WASHINGTON — A $1.9 trillion coronavirus relief and economic stimulus bill proposed by President Joe Biden could more than triple federal aid to Nevada because of changes in funding formulas and money added for economic development in tourism-reliant cities, Rep. Dina Titus said.
The Biden bill includes more federal funds for states and cities than the CARES Act did last year, but changes in the formula to divvy up that spending — to include unemployment rates — could mean a bigger slice of the pie for Nevada, which has one of the highest jobless rates in the nation.
Nevada could see $3.9 billion in federal funds if the bill is passed, more than three times the $1.25 billion it received in 2020, Titus, D-Nev., who led the effort to change the formula to include unemployment rates along with population when calculating aid, said Wednesday.
With the changes, Las Vegas would get about $121 million, with $50 million for Reno, $43 million for North Las Vegas, $34 million for Henderson and about $16 million for Sparks.
Clark County would receive roughly $443 million if the new formula stands, Titus said.
Titus said the American Rescue Plan proposed by Biden with the new formula, and the easing of restrictions in Nevada, would greatly benefit the state.
“That’ll be kind of like two shots in the arm plus the vaccine. So that’s a good thing,” Titus said in an interview with the Review-Journal.
Help for economic development
Also in the Biden bill is $3 billion for the Economic Development Administration for grants to assist communities. Of that, $450 million is dedicated to communities with heavy job losses in the travel and tourism sector, such as Las Vegas, Reno and other Nevada communities that rely heavily on tourism.
“That’s the first time that’s ever been done,” Titus said of the language that specifies aid for cities where travel and tourism are key industries.
Titus, chairwoman of the House Transportation and Infrastructure subcommittee on economic development, helped tuck the grant funding into the bill, which will be the first coronavirus relief package to include money for the Economic Development Administration.
Titus said Nevada communities would be able to apply for the grants and should be considered if applications properly note unemployment due to the tourism and travel industry.

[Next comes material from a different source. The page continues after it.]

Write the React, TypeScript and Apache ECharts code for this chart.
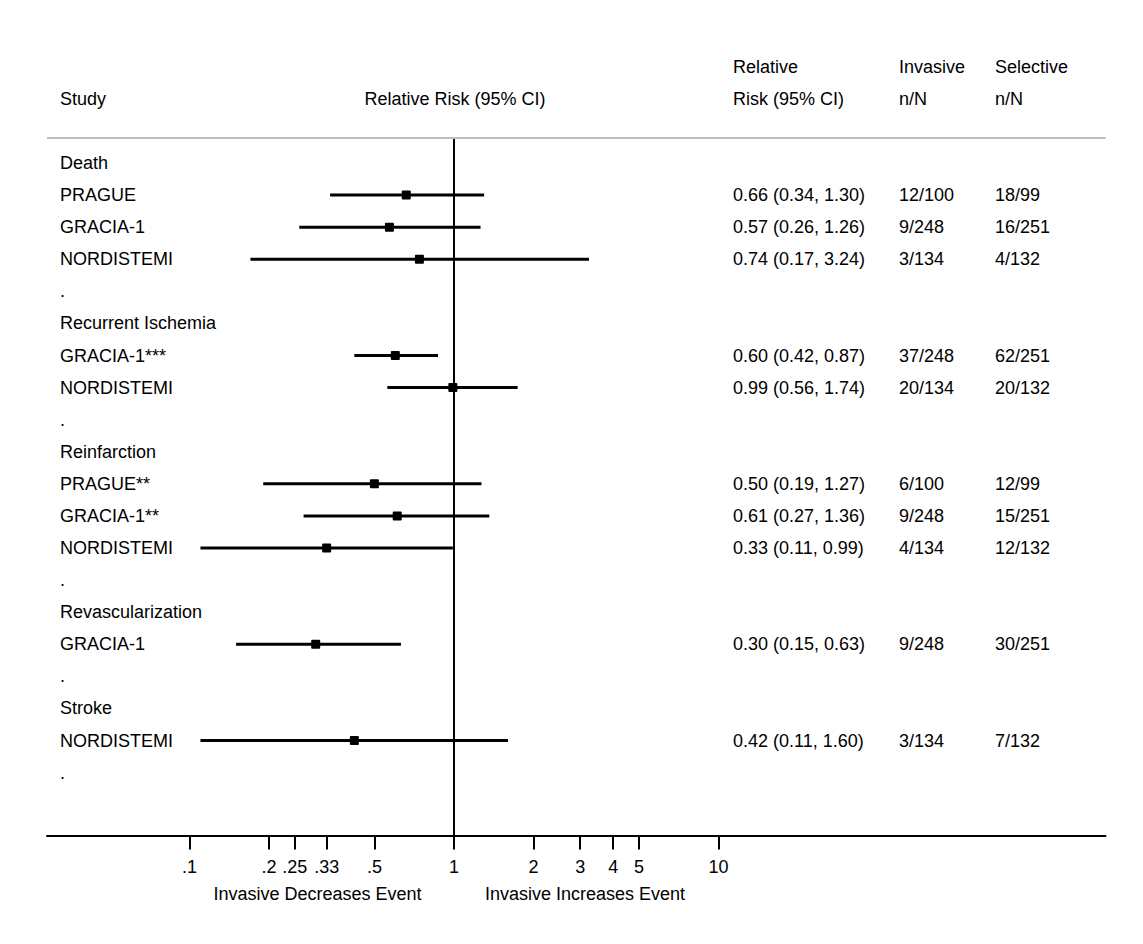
import React, { useEffect, useRef } from 'react';
import * as echarts from 'echarts';

// ---- data ----
const rowLabels = [
  'Death', 'PRAGUE', 'GRACIA-1', 'NORDISTEMI', '.',
  'Recurrent Ischemia', 'GRACIA-1***', 'NORDISTEMI', '.',
  'Reinfarction', 'PRAGUE**', 'GRACIA-1**', 'NORDISTEMI', '.',
  'Revascularization', 'GRACIA-1', '.',
  'Stroke', 'NORDISTEMI', '.',
];
const relRisk = [null, 0.66, 0.57, 0.74, null, null, 0.60, 0.99, null, null, 0.50, 0.61, 0.33, null, null, 0.30, null, null, 0.42, null];
const ciLow = [null, 0.34, 0.26, 0.17, null, null, 0.42, 0.56, null, null, 0.19, 0.27, 0.11, null, null, 0.15, null, null, 0.11, null];
const ciHigh = [null, 1.30, 1.26, 3.24, null, null, 0.87, 1.74, null, null, 1.27, 1.36, 0.99, null, null, 0.63, null, null, 1.60, null];
const invasiveN = [null, '12/100', '9/248', '3/134', null, null, '37/248', '20/134', null, null, '6/100', '9/248', '4/134', null, null, '9/248', null, null, '3/134', null];
const selectiveN = [null, '18/99', '16/251', '4/132', null, null, '62/251', '20/132', null, null, '12/99', '15/251', '12/132', null, null, '30/251', null, null, '7/132', null];
const tickValues = [0.1, 0.2, 0.25, 0.33, 0.5, 1, 2, 3, 4, 5, 10];
const tickLabels = ['.1', '.2', '.25', '.33', '.5', '1', '2', '3', '4', '5', '10'];

// ---- layout ----
const FONT = '"Liberation Sans", Arial, Helvetica, sans-serif';
const FS = 18;
const X_ONE = 454;       // pixel of RR = 1
const PER_DEC = 264.5;   // pixels per decade
const GRID_L = 47;
const GRID_R = 1105.5;
const GRID_T = 138;
const GRID_B = 835.5;
const px2x = (px: number) => (px - X_ONE) / PER_DEC;
const COL_STUDY = px2x(60);
const COL_RR = px2x(733);
const COL_INV = px2x(899);
const COL_SEL = px2x(995);

export default function App() {
  const ref = useRef<HTMLDivElement>(null);
  useEffect(() => {
    if (!ref.current) return;
    const chart = echarts.init(ref.current, null, { renderer: 'svg' });
    const tickLogs = tickValues.map((v) => Math.log10(v));
    const ciData: number[][] = [];
    relRisk.forEach((r, i) => {
      if (r != null) ciData.push([i, Math.log10(ciLow[i] as number), Math.log10(ciHigh[i] as number), Math.log10(r)]);
    });
    const rrTexts = relRisk.map((r, i) =>
      r == null ? null : `${r.toFixed(2)} (${(ciLow[i] as number).toFixed(2)}, ${(ciHigh[i] as number).toFixed(2)})`
    );
    // table cells: [x, row, text]
    const cells: any[] = [];
    const addCol = (x: number, texts: (string | null)[]) =>
      texts.forEach((t, i) => {
        if (t != null) cells.push([x, i, t]);
      });
    addCol(COL_STUDY, rowLabels);
    addCol(COL_RR, rrTexts);
    addCol(COL_INV, invasiveN);
    addCol(COL_SEL, selectiveN);

    const txt = (x: number, y: number, text: string, align = 'left') => ({
      type: 'text',
      x,
      y,
      style: { text, fill: '#000', font: `${FS}px ${FONT}`, align, verticalAlign: 'middle' },
    });
    chart.setOption({
      animation: false,
      backgroundColor: '#fff',
      grid: { left: GRID_L, top: GRID_T, width: GRID_R - GRID_L, height: GRID_B - GRID_T, containLabel: false },
      xAxis: {
        type: 'value',
        min: px2x(GRID_L),
        max: px2x(GRID_R),
        splitLine: { show: false },
        axisLine: { show: true, onZero: false, lineStyle: { color: '#000', width: 2 } },
        axisTick: { show: true, inside: false, length: 14, customValues: tickLogs, lineStyle: { color: '#000', width: 2 } },
        axisLabel: {
          show: true,
          customValues: tickLogs,
          margin: 22,
          color: '#000',
          fontSize: FS,
          fontFamily: FONT,
          formatter: (v: number) => {
            const i = tickLogs.findIndex((t) => Math.abs(t - v) < 1e-6);
            return i >= 0 ? tickLabels[i] : '';
          },
        },
      },
      yAxis: {
        type: 'value',
        inverse: true,
        min: -0.78,
        max: 20.96,
        show: false,
        axisLine: { onZero: false },
        splitLine: { show: false },
      },
      series: [
        {
          type: 'custom',
          data: ciData,
          encode: { x: [1, 2, 3], y: 0 },
          renderItem: (params: any, api: any) => {
            const row = api.value(0);
            const lo = api.coord([api.value(1), row]);
            const hi = api.coord([api.value(2), row]);
            const pt = api.coord([api.value(3), row]);
            return {
              type: 'group',
              children: [
                { type: 'line', shape: { x1: lo[0], y1: lo[1], x2: hi[0], y2: hi[1] }, style: { stroke: '#000', lineWidth: 3 } },
                { type: 'rect', shape: { x: pt[0] - 4.5, y: pt[1] - 4.5, width: 9, height: 9, r: 1 }, style: { fill: '#000' } },
              ],
            };
          },
          markLine: {
            silent: true,
            symbol: 'none',
            label: { show: false },
            lineStyle: { color: '#000', width: 2, type: 'solid' },
            data: [{ xAxis: 0 }],
          },
          z: 3,
        },
        {
          type: 'custom',
          silent: true,
          data: cells,
          encode: { x: 0, y: 1 },
          dimensions: [{ name: 'x', type: 'number' }, { name: 'row', type: 'number' }, { name: 'text', type: 'ordinal' }],
          renderItem: (params: any, api: any) => {
            const c = cells[params.dataIndex];
            const p = api.coord([c[0], c[1]]);
            return {
              type: 'text',
              x: p[0],
              y: p[1],
              style: { text: c[2], fill: '#000', font: `${FS}px ${FONT}`, align: 'left', verticalAlign: 'middle' },
            };
          },
          z: 5,
        },
      ],
      graphic: [
        { type: 'line', shape: { x1: GRID_L, y1: GRID_T, x2: GRID_R, y2: GRID_T }, style: { stroke: '#bebebe', lineWidth: 2 }, z: 10 },
        txt(60, 99, 'Study'),
        txt(455, 99, 'Relative Risk (95% CI)', 'center'),
        txt(733, 67, 'Relative'),
        txt(733, 99, 'Risk (95% CI)'),
        txt(899, 67, 'Invasive'),
        txt(899, 99, 'n/N'),
        txt(995, 67, 'Selective'),
        txt(995, 99, 'n/N'),
        txt(317.5, 894, 'Invasive Decreases Event', 'center'),
        txt(585, 894, 'Invasive Increases Event', 'center'),
      ],
    });
    return () => chart.dispose();
  }, []);
  return (
    <div
      ref={ref}
      style={{ position: 'fixed', left: 0, top: 0, width: 1143, height: 944, background: '#fff' }}
    />
  );
}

Biden is pushing Congress to approve his relief bill, and House Democratic leaders hope to have the package of proposals to the House Budget Committee quickly.
$1,400 relief payments
The House Ways and Means committee wrapped up work last week on nine proposals in the package that would provide $1,400 payments to some taxpayers, extend and increase federal unemployment assistance, provide earned tax credits for families and improve health care affordability.
Rep. Steven Horsford, D-Nev., a member of the committee, said those measures would help Nevada families that have been hard hit economically by the pandemic.
Horsford also sits on the Budget Committee, which will assemble the final package that the House will vote on sometime after lawmakers return from the district work period this week.
Republicans in Congress have balked at the hefty price tag of the Biden proposal, and some argue that funds remain from previous rescue packages that have yet to be spent. Sen. Susan Collins, R-Maine, said she wants the administration to come before Senate committees to explain their requests and how the funds would be distributed and spent.
And at least two Democrats, including Sen. Kyrsten Sinema of Arizona, are opposed to language in the bill to raise the minimum wage to $15 per hour.
Although many in the GOP oppose more aid for states, several GOP and nearly all Democratic senators say funds for states are needed as budgets have been deleted by COVID-19 due to closed businesses and reduced local tax revenues.
Nevada Sens. Catherine Cortez Masto, and Jacky Rosen, both Democrats, have urged quick passage of Biden’s COVID-19 relief bill, citing the dire need for money in their state with urban, rural and tribal needs to battle the pandemic and recover economically.
The entire Nevada congressional delegation, including Republican Rep. Mark Amodei and Democratic Rep. Susie Lee, both on the House Appropriation Committee which oversees all federal spending, have lobbied the Biden administration for more federal aid and help with vaccine distribution. The relief bill includes $14 billion for vaccines.
Tourist states hit hardest
Of all states, Nevada and Hawaii have been hardest hit economically due to the pandemic and restrictions placed on businesses to stop the spread of the deadly virus, which shut down entertainment and shows that attract millions of tourists each year to the Silver State.
Nevada ranked 50th in unemployment in December 2020 with an overall rate of 9.2 percent of its labor force left jobless, according to the U.S. Bureau of Labor Statistics.
The state also has faced a rocky start on the rollout of vaccine distribution to those eligible, although all states now face a shortage of vaccines due to demand that outweighs supplies.
Biden has included more funds for vaccines and has called in the Federal Emergency Management Agency and the National Guard to help distribute the doses.
The president also is pushing Congress to move quickly on his relief package, with federal unemployment assistance set to run out on March 14, a loss that would affect more than 11 million people who are out of work, including those in Nevada.
Democrats, who hold majorities in the House and Senate, are signaling that they will use a legislative process known as budget reconciliation, which would allow them to pass the bill with simple majorities, and avoid a filibuster in the Senate.